This book is one of a series on values-based practice (VBP). It has a specific focus on teamwork and collaborative health care practice particularly, but not exclusively, in primary care. The health care teams considered include nurses (practice and advance practitioners), midwives, general practitioners (GPs) and hospital doctors, physiotherapists and other allied health professionals as well as receptionists and practice managers. The book considers the interactions between health care professionals and the way that these may be affected by differences in professional and personal values, amongst other factors. The scenarios are informed by my experience in general practice in both the UK and Australia, but they can be adapted to family medicine situations in other countries.
This book is thus for all health care professionals who work in teams or aspire to collaborative practice, and for educators who facilitate learners in teamwork. Health professional students should also find it useful and hopefully stimulating, while the scenarios may be helpful for learning activities.
The text contributes to the literature on consultation and communication skills by adding the dimension of values-based practice, which is rarely mentioned in other work of this nature. It is a practical guide, underpinned by theory, to health care interactions. The underlying philosophy of values-based practice, as described and discussed by my colleagues, Professors Bill Fulford and Ed Petle, in their own work, will be the starting point for the text. However I also consider and reflect on working in teams and the importance of communication.
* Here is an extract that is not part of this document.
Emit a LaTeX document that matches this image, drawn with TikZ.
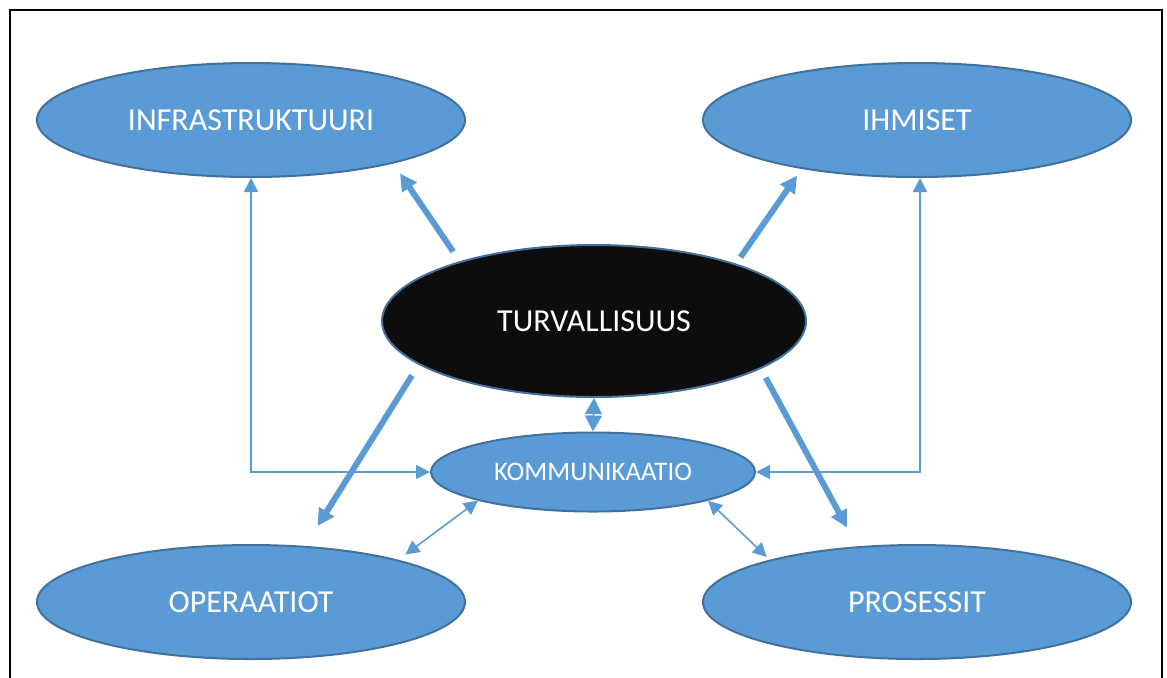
\documentclass[tikz,border=0pt]{standalone}
\usepackage{fontspec}
\setmainfont{Carlito}
\usepackage{xcolor}
\usepackage{tikz}
\usetikzlibrary{shapes.geometric, arrows.meta, positioning, calc}

\definecolor{officeblue}{HTML}{5B9BD5}
\definecolor{edgeblue}{HTML}{41719C}
\definecolor{nearblack}{HTML}{0D0D0D}

\begin{document}
\begin{tikzpicture}[
    x=0.5pt, y=-0.5pt,
    every node/.style={ellipse, draw=edgeblue, line width=1pt, inner sep=0pt, text=white},
    area/.style={fill=officeblue, minimum width=214pt, minimum height=57pt, font=\fontsize{16}{19}\selectfont},
    core/.style={fill=nearblack, minimum width=212pt, minimum height=76pt, font=\fontsize{16}{19}\selectfont},
    hub/.style={fill=officeblue, minimum width=162pt, minimum height=39.5pt, font=\fontsize{13.4}{16}\selectfont},
    flow/.style={draw=officeblue, line width=3pt, -{Triangle[length=8.5pt, width=8.5pt]}},
    link/.style={draw=officeblue, line width=0.8pt, {Triangle[length=7pt, width=7pt]}-{Triangle[length=7pt, width=7pt]}}
]
\useasboundingbox (0,0) rectangle (1167,677);
\clip (0,0) rectangle (1167,677);

% Frame
\draw[line width=1pt] (10,10) rectangle (1162,720);

\node[area] (infra) at (251,120) {INFRASTRUKTUURI};
\node[area] (ihmiset) at (917,120) {IHMISET};
\node[core] (turva) at (594,321) {TURVALLISUUS};
\node[hub] (komm) at (593,472) {KOMMUNIKAATIO};
\node[area] (oper) at (251,602) {OPERAATIOT};
\node[area] (proses) at (917,602) {PROSESSIT};

% Thick arrows out of the core
\draw[flow, shorten <=5.8pt, shorten >=6pt] (turva.156.7) -- (infra.343);
\draw[flow, shorten <=3.9pt, shorten >=4pt] (turva.22.9) -- (ihmiset.203.2);
\draw[flow, shorten <=6.3pt, shorten >=11.7pt] (turva.194.4) -- (oper.46.6);
\draw[flow, shorten <=5pt, shorten >=10.7pt] (turva.344.7) -- (proses.137);

% Communication links
\draw[link] (infra.south) |- (komm.west);
\draw[link] ([xshift=1.5pt]ihmiset.south) |- (komm.east);
\draw[link, {Triangle[length=8pt, width=8.5pt]}-{Triangle[length=8pt, width=8.5pt]}] (turva.south) -- (komm.north);
\draw[link, shorten >=4.4pt] (komm.194.2) -- (oper.16.2);
\draw[link, shorten >=2pt] (komm.346.6) -- (proses.164.7);

\end{tikzpicture}
\end{document}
Health and social care within the NHS in the UK is now largely team based; from the primary care team of community settings to the multidisciplinary teams of secondary care, as particularly exemplified by cancer and diabetes management. he ageing population and the rise in the incidence of long term chronic and complex conditions mean that one health care professional is unlikely to have the knowledge and skills to provide complete care. The growing team work literature highlights the difficulties of diverse professionals coming together to work together with their unique professional identities, their changing roles and responsibilities and, for many, their lack of training in teamwork at prequalification level. Add to this both personal and professional values bases, and we can see that communication is fraught with difficulty. Poor communication is implicated as a major cause of adverse events in health care and leads to poor patient safety. Lack of communication between professionals and dysfunctional teamwork have been repeatedly shown to contribute to poor patient and client outcomes.